Why are (rational) databases preferred over keeping the data in memory?
Why do so many programs use rational databases instead of loading the data during startup and keeping it in memory? Especially for smaller datasets I would think, that a database adds unnecessary complexity and overhead. Also, a lot of data can be saved using modern RAM and when using an in-memory approach, optimized data structures can be utilised to further improve the performance
Why do so many programs use rational databases instead of loading the data during startup and keeping it in memory?
I presume you're referring to relational databases instead of rational.
The responsibility of a RDBMS is to implement a set of performance-focused data structures that help clients reliably get the data that they need in the fastest possible way, without having to reinvent the wheel.
More often than not, this data does not fit in the heap.
Also, in many usecases there is more than a single client.
I think you answered your own question in a way. For smaller datasets and workloads which only require one machine, storing your data in memory or on disk locally is probably fine.
When you start getting larger datasets or need to have a dataset that's consistent across multiple servers, you need something more than just the ram of the server.
At that point it's best not to reinvent the wheel and just use some kind of pre existing datastore who's tradeoffs make sense for your use case. Some of these datastores do use RAM under the hood for performance but there are pros and cons as with anything.
In-memory structures are usually faster to work with, but harder to coordinate multiple updates from multiple sources (different applications, services, etc).

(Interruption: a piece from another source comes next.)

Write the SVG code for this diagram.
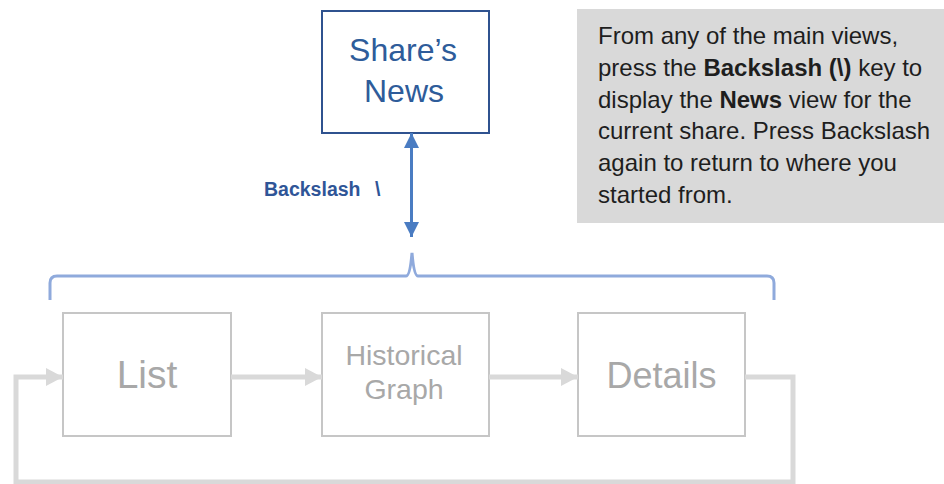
<svg xmlns="http://www.w3.org/2000/svg" width="944" height="484" viewBox="0 0 944 484">
<defs>
<style>
.t{font-family:"Liberation Sans",Arial,sans-serif}
.gbox{fill:#fff;stroke:#C6C6C6;stroke-width:2}
.gtext{fill:#A8A8A8;text-anchor:middle}
.garrow{fill:none;stroke:#D9D9D9;stroke-width:5}
.note{font-size:24px;fill:#1E1E1E}
</style>
<marker id="gh" markerUnits="userSpaceOnUse" markerWidth="18" markerHeight="18" refX="17" refY="9" orient="auto">
<path d="M0,0 L17,9 L0,18 Z" fill="#D9D9D9"/>
</marker>
<marker id="bh" markerUnits="userSpaceOnUse" markerWidth="16" markerHeight="16" refX="15" refY="8" orient="auto-start-reverse">
<path d="M0,0.5 L15,8 L0,15.5 Z" fill="#4A7CC2"/>
</marker>
</defs>
<rect width="944" height="484" fill="#fff"/>

<g id="note">
<rect x="577" y="9" width="367" height="214" fill="#D9D9D9"/>
<text class="t note" x="598" y="44">From any of the main views,</text>
<text class="t note" x="598" y="76">press the <tspan font-weight="bold">Backslash (\)</tspan> key to</text>
<text class="t note" x="598" y="107.6">display the <tspan font-weight="bold">News</tspan> view for the</text>
<text class="t note" x="598" y="139.4">current share. Press Backslash</text>
<text class="t note" x="598" y="171.2">again to return to where you</text>
<text class="t note" x="598" y="203">started from.</text>
</g>

<g id="shares-news">
<rect x="322" y="11" width="167" height="122" fill="#fff" stroke="#2F528F" stroke-width="2"/>
<text class="t" x="403" y="61" font-size="32" fill="#2E5C9A" text-anchor="middle">Share’s</text>
<text class="t" x="404" y="102" font-size="32" fill="#2E5C9A" text-anchor="middle">News</text>
</g>

<g id="list">
<rect class="gbox" x="63" y="313" width="168" height="123"/>
<text class="t gtext" x="147" y="388" font-size="39">List</text>
</g>
<g id="historical-graph">
<rect class="gbox" x="322" y="313" width="167" height="123"/>
<text class="t gtext" x="404" y="365" font-size="28.5">Historical</text>
<text class="t gtext" x="404" y="399" font-size="28.5">Graph</text>
</g>
<g id="details">
<rect class="gbox" x="578" y="313" width="167" height="123"/>
<text class="t gtext" x="661.5" y="388" font-size="36">Details</text>
</g>

<g id="connectors">
<line x1="411.5" y1="133" x2="411.5" y2="237" stroke="#4A7CC2" stroke-width="3" marker-start="url(#bh)" marker-end="url(#bh)"/>
<text class="t" x="264" y="196" font-size="19.5" font-weight="bold" fill="#2F5597">Backslash<tspan x="375">\</tspan></text>
<path d="M50,300 L50,283 Q50,276 57,276 L406,276 Q410,276 412,253 Q414,276 418,276 L767,276 Q774,276 774,283 L774,300" fill="none" stroke="#8FAADC" stroke-width="3"/>
<line class="garrow" x1="231" y1="377" x2="322" y2="377" marker-end="url(#gh)"/>
<line class="garrow" x1="489" y1="377" x2="578" y2="377" marker-end="url(#gh)"/>
<path class="garrow" d="M745,377 L793,377 L793,482 L16,482 L16,377 L63,377" marker-end="url(#gh)"/>
</g>
</svg>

Databases have all sort of failsafe mechanisms to ensure data integrity and recovery options, in most times there is no need to reinvent it all over again.
Persistent - do you need to access the data again once your program was finished? How often does the data change by other programs/tasks once you read it? How big is your data and how complex are the connections between your data objects?
Many times the implementation is a mixed approach. It is better to know and calculate the needs before you start your project, but as it usually happen, once you get performance issues, you start optimizing adding in-memory cache or scale to a bigger database.
Good luck keeping an entire corporate database in RAM only. It's not a 1:1 ratio of space on disk to space on RAM, pointers to the appropriate addresses also have to be stored in memory.
Even for a relatively small database, say, 100MB, keeping it in RAM only is a safety hazard. Even if you fully isolate the memory, make it completely "impregnable" from any outside application, memory corruption remains a problem. If you don't isolate, memory leaking into or out of the database is also a problem, the former being much more damaging.
The fact that you still have to dump it into a hard drive also shows the main problem of keeping it in RAM: if the database service goes down, you "lose" the entire database
Put it another way, your suggestion is to have Notepad open, reading/writing the data and only saving at certain intervals.
Relational database/RDBMS? It's because the added complexity was necessary or desirable for some reason - relational databases are pretty good at managing data fairly quickly, often with features to deal with timing issues, concurrency, transactions, security, auditing, replication... They have theory going back decades and are still highly relevant. Same as any other software offering, you sometimes expect it to provide features you can't, won't or shouldn't implement yourself.
The overhead is likely negligible, or was considered a fair tradeoff, or the database is actually better at its job in the given scenario. Hopefully. Sometimes people really do add shitloads of very unnecessary overhead by mistake, or overengineer their solutions terribly (cause it's fun)
First, persistency. You data lifecycle may not be directly proportional to your applications lifecycle. You may need it even after the app is shut down.
Second, RDBM systems provide a well defined memory/storage structure and API - "structured query language". This enables you to easily query your data and acquire suitable views that are beneficial for your applications purposes.
Third, It's always better to outsource your data layer to a battle tested, and trustworty database then trying to reinvent the wheel.
So this paves a road for you to focus on your business logic than splitting that focus for the data layer and business logic.